David Jane (pictured), manager of Miton’s Multi Asset funds on the importance of infrastructure investment in helping to boost weak global growth…

Investment in infrastructure has been weak in many economies yet it is an important piece in the recovery jigsaw due to its ability to underpin sustainable economic growth. It tends to do this by improving demand in the short term though job creation and in the long term, improving productivity though better transport, power, water and communication systems.
A number of factors explain why investment has been weak. Undoubtedly, a lack of confidence in the recovery has a role to play, after all, these are generally long term, large, complex projects, which often come with a big slice of political risk. It also reflects a change in the funding environment, specifically for governments (now heavily debt laden) and big banks (generally still repairing their balance sheets) which traditionally have played a key role.
Arguably, infrastructure is an evolving asset class with little correlation to other asset classes and low volatility. It is suited to long term investors like pension funds and sovereign wealth funds and, over time, these investors might take up the slack.

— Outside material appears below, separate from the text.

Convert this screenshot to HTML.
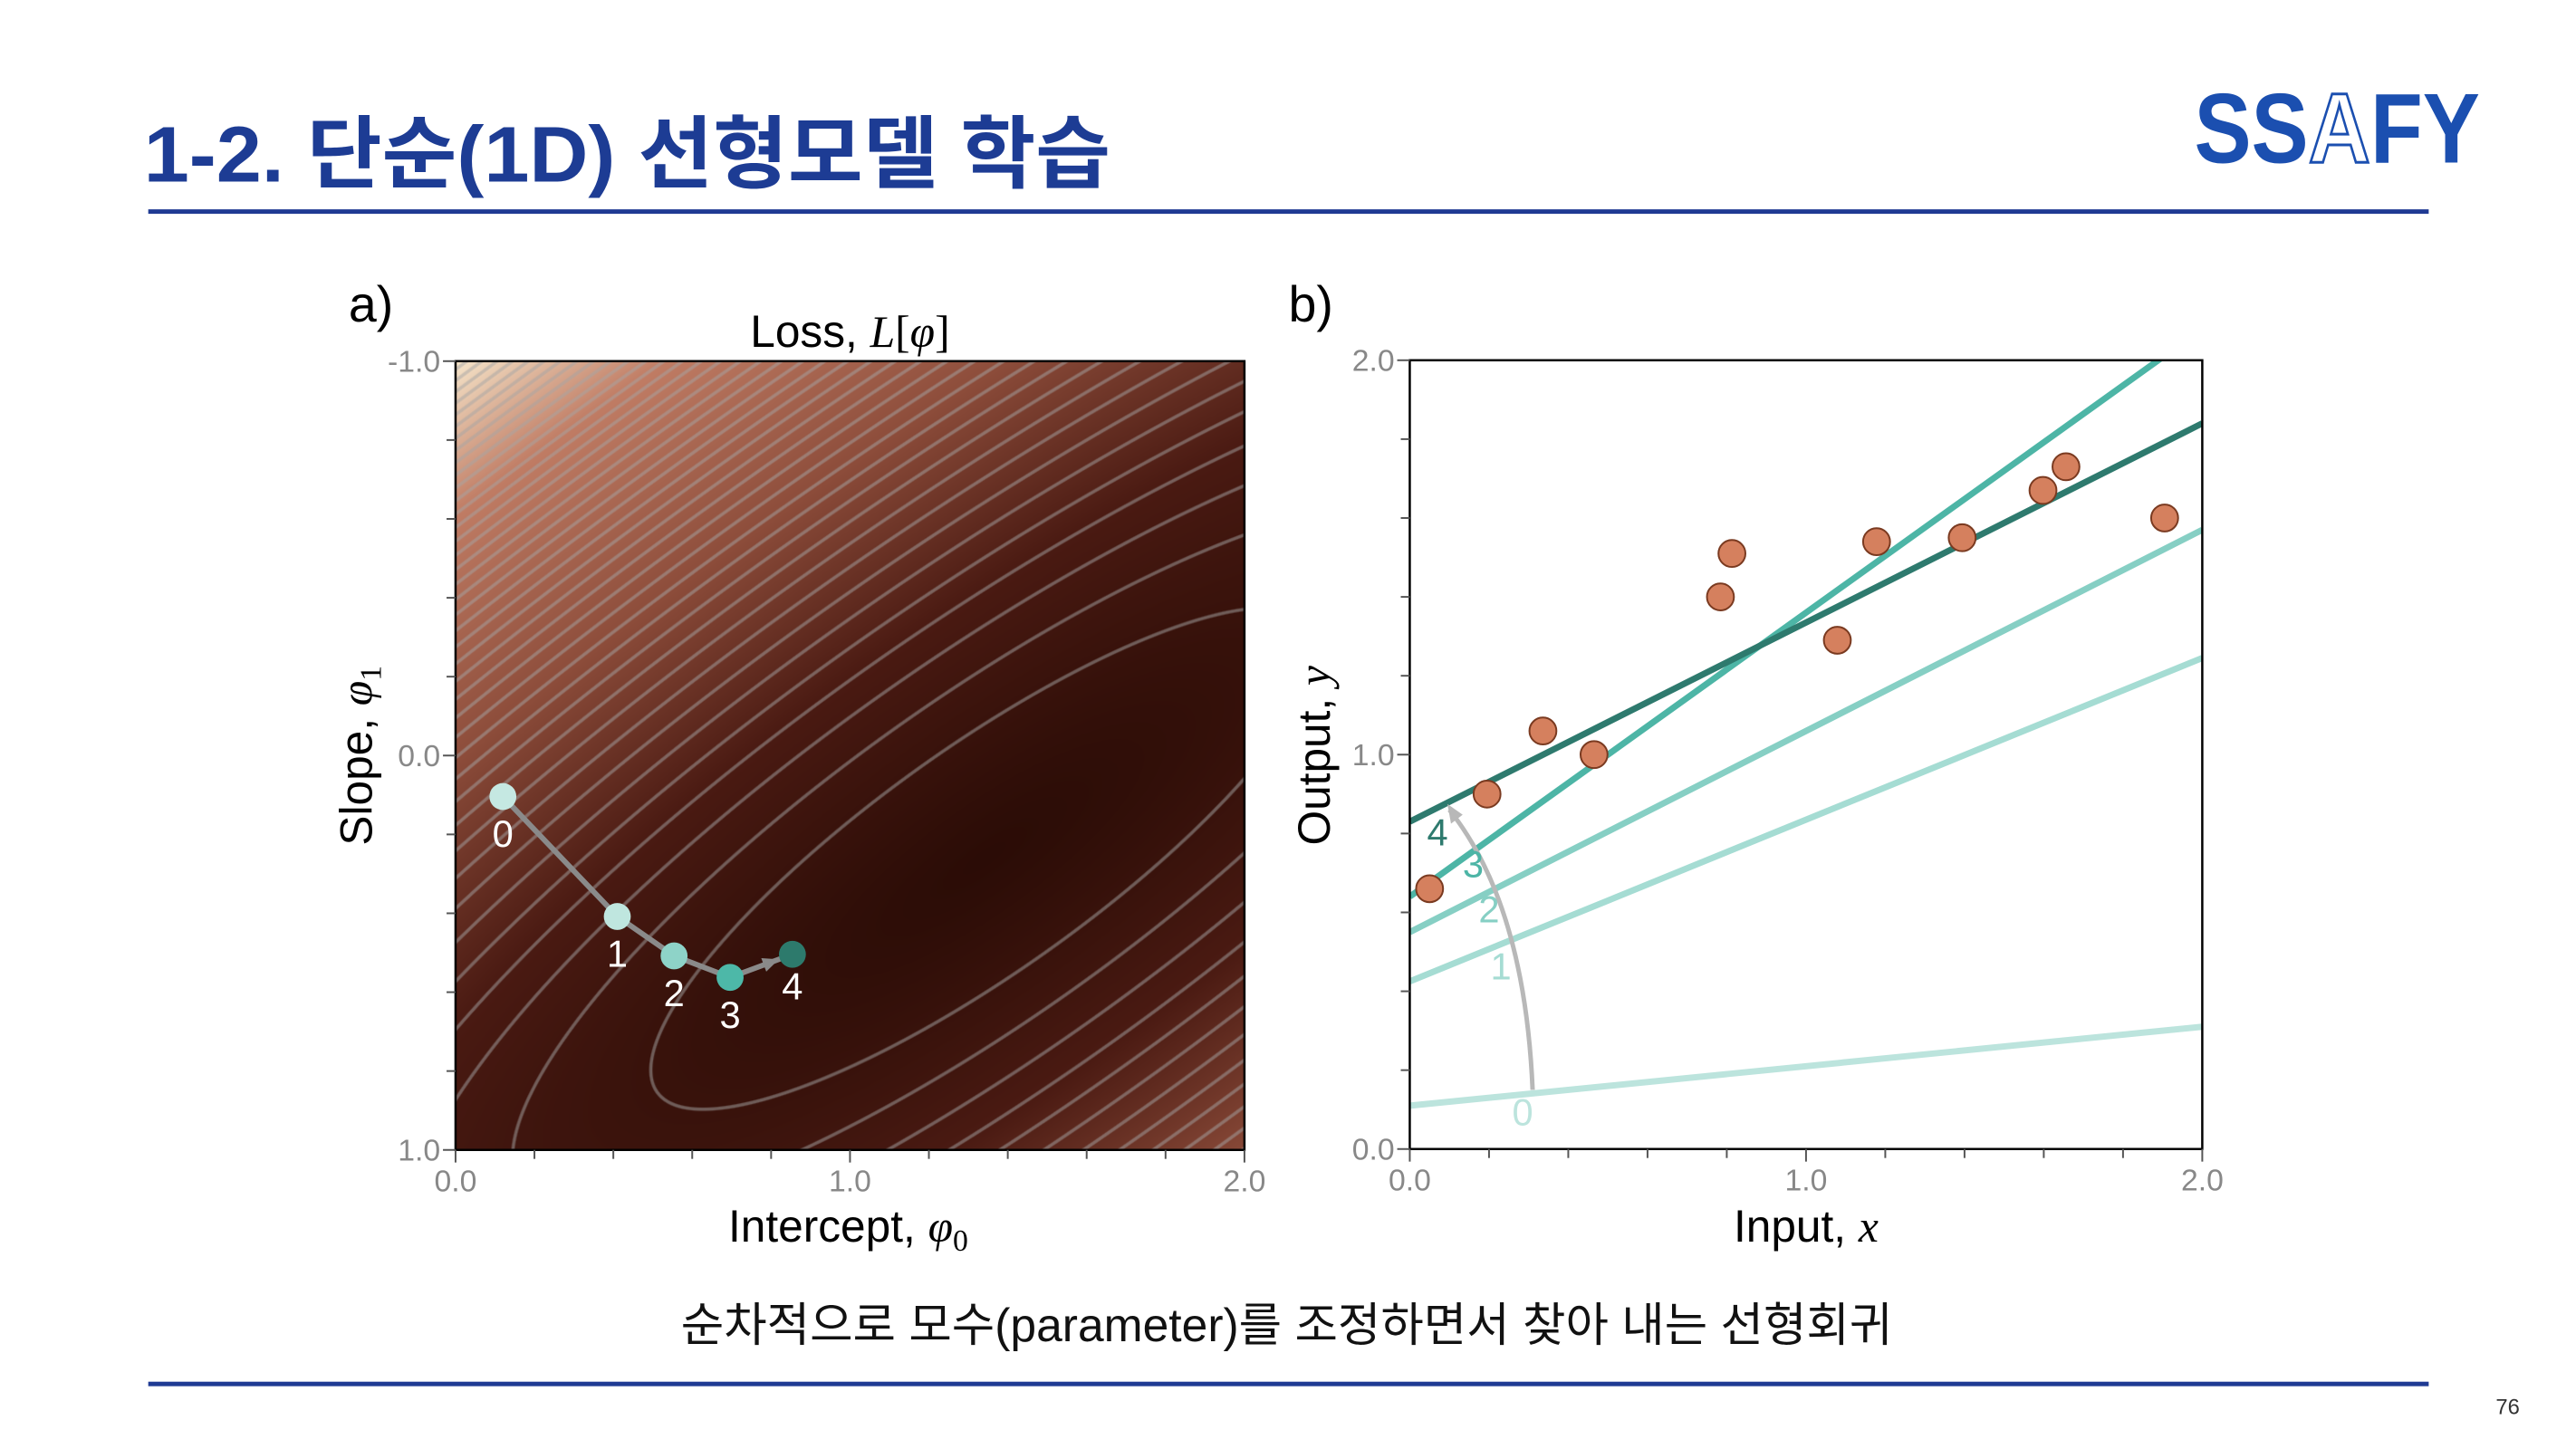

For our part, we do have exposure to increasing infrastructure investment via industrials and resources, as well as some exposure through a selection of businesses involved directly in the infrastructure industry.
For example, we hold ACS (Actividades de Construccion y Servicios), a large Spanish construction business; Atlantia, a large Italian infrastructure business specialising in toll roads and Ferrovial, a large Spanish infrastructure business. All have a decent yield, are attractively valued relative to their sector and should benefit from the narrowing in spreads in the Eurozone, due to their indebted position.